Flux calibrator models
The flux density scale calibrator 3C138 has been undergoing a flare since at least mid-December 2020. At K and Ka-bands the magnitude of the flare is of order 40-50% compared to the Perley-Butler 2017 flux scale. The effect is smaller at lower frequencies (10-20% at C and X-band), and is larger at higher frequencies (more than a factor of two at Q-band). If you care about the flux density scale of your observations at that level, monitoring datasets are publicly available in the archive under project code TCAL0009. From these observations, you may derive an updated flux density ratio to use for your observations.
When a flux cal is used only for polarization angle calibration (or any intents that do NOT include flux calibration), its CASA model is not used, so the resulting amp vs uvwave plots are inaccurate. In the fluxboot stage, sometimes gain solutions may be missing for some basebands/spws of the pol cal. If the cal is used exclusively for polarization (not flux calibration), then this has no effect on the overall calibration for Stokes I. Before performing any polarization calibration we recommend setting the flux cal model image with setjy, then running gaincal on it with calmode='p'.
A configuration structure
The current calibrator models for resolved flux density calibrators in A-configuration in CASA are created with narrow band data. At the high frequencies of a broad band observation, this can mean that the calibrator model does not represent the structure of the calibrator very well, leading to amplitude errors that reduce the dynamic range of the calibrated data. This will be remedied in a future version of CASA and the pipeline. In the meantime, if high image fidelity is required we have found that recalibration using a model for a higher frequency band scaled to the band of interest can work well.

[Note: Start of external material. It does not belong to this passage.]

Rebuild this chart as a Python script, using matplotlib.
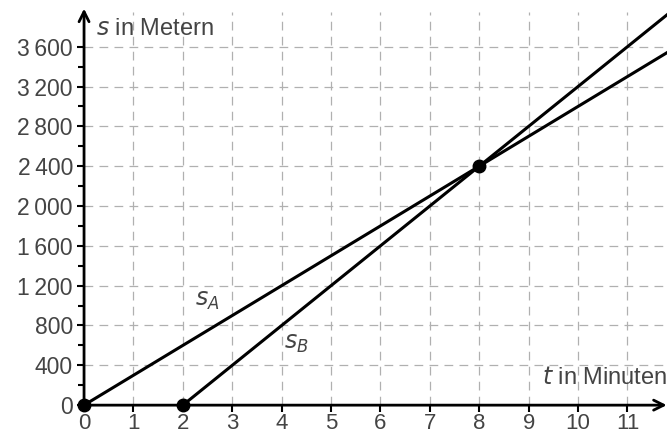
import matplotlib.pyplot as plt
import numpy as np

plt.rcParams['font.family'] = ['Liberation Sans', 'DejaVu Sans']

# data
t_A = [0, 8, 12]
s_A = [0, 2400, 3600]
t_B = [2, 8, 12]
s_B = [0, 2400, 4000]
points_t = [0, 2, 8]
points_s = [0, 0, 2400]

x_ticks = list(range(0, 12))
y_ticks = list(range(0, 3601, 400))
y_labels = ['0'] + [f'{v:,}'.replace(',', '\u2009') for v in y_ticks[1:]]

fig = plt.figure(figsize=(6.67, 4.38), dpi=100)
ax = fig.add_axes([0.126, 0.075, 0.874, 0.898])

x_max = 11.8
y_max = 3950
ax.set_xlim(0, x_max)
ax.set_ylim(0, y_max)

# grid
grid_kw = dict(color='#b0b0b0', linewidth=0.9, dashes=(7, 5), zorder=1)
for x in x_ticks[1:]:
    ax.plot([x, x], [0, y_max], **grid_kw)
for y in y_ticks[1:]:
    ax.plot([0, x_max], [y, y], **grid_kw)

# lines
ax.plot(t_A, s_A, color='black', linewidth=2.2, zorder=3)
ax.plot(t_B, s_B, color='black', linewidth=2.2, zorder=3)
ax.plot(points_t, points_s, 'o', color='black', markersize=9, zorder=5, clip_on=False)

# axes with arrows
for sp in ax.spines.values():
    sp.set_visible(False)
ax.annotate('', xy=(x_max + 0.05, 0), xytext=(0, 0),
            arrowprops=dict(arrowstyle='->', color='black', lw=2, mutation_scale=18),
            annotation_clip=False, zorder=4)
ax.annotate('', xy=(0, y_max + 60), xytext=(0, 0),
            arrowprops=dict(arrowstyle='->', color='black', lw=2, mutation_scale=18),
            annotation_clip=False, zorder=4)

ax.set_xticks(x_ticks)
ax.set_xticklabels([str(v) for v in x_ticks])
ax.set_yticks(y_ticks)
ax.set_yticklabels(y_labels)
ax.set_yticks(list(range(200, 3800, 400)), minor=True)
ax.tick_params(axis='both', which='major', direction='out', length=5, width=1.5,
               labelsize=16.5, labelcolor='#444444', pad=3)
ax.tick_params(axis='x', which='major', labelsize=16, pad=1)
ax.tick_params(axis='y', which='minor', direction='out', length=4, width=1.5)

ax.text(0.25, 3780, r'$\it{s}$ in Metern', fontsize=17, color='#444444', va='center')
ax.text(x_max, 270, r'$\it{t}$ in Minuten', fontsize=17, color='#444444', ha='right', va='center')
ax.text(2.5, 1050, r'$s_A$', fontsize=17, color='#444444', ha='center', va='center')
ax.text(4.3, 620, r'$s_B$', fontsize=17, color='#444444', ha='center', va='center')

fig.savefig('out.png', dpi=100)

In 2022 A config, we found the outermost antennas on the west arm were most affected.
Ka-band in A configuration
The Ka-band models used for pipeline processing and packaged with CASA do not represent their sources in A-configuration very well, causing amplitude errors. New, more accurate models will be released with CASA in the future.
In 2022 A config, we found short baselines between antennas on the E and W arms were most affected.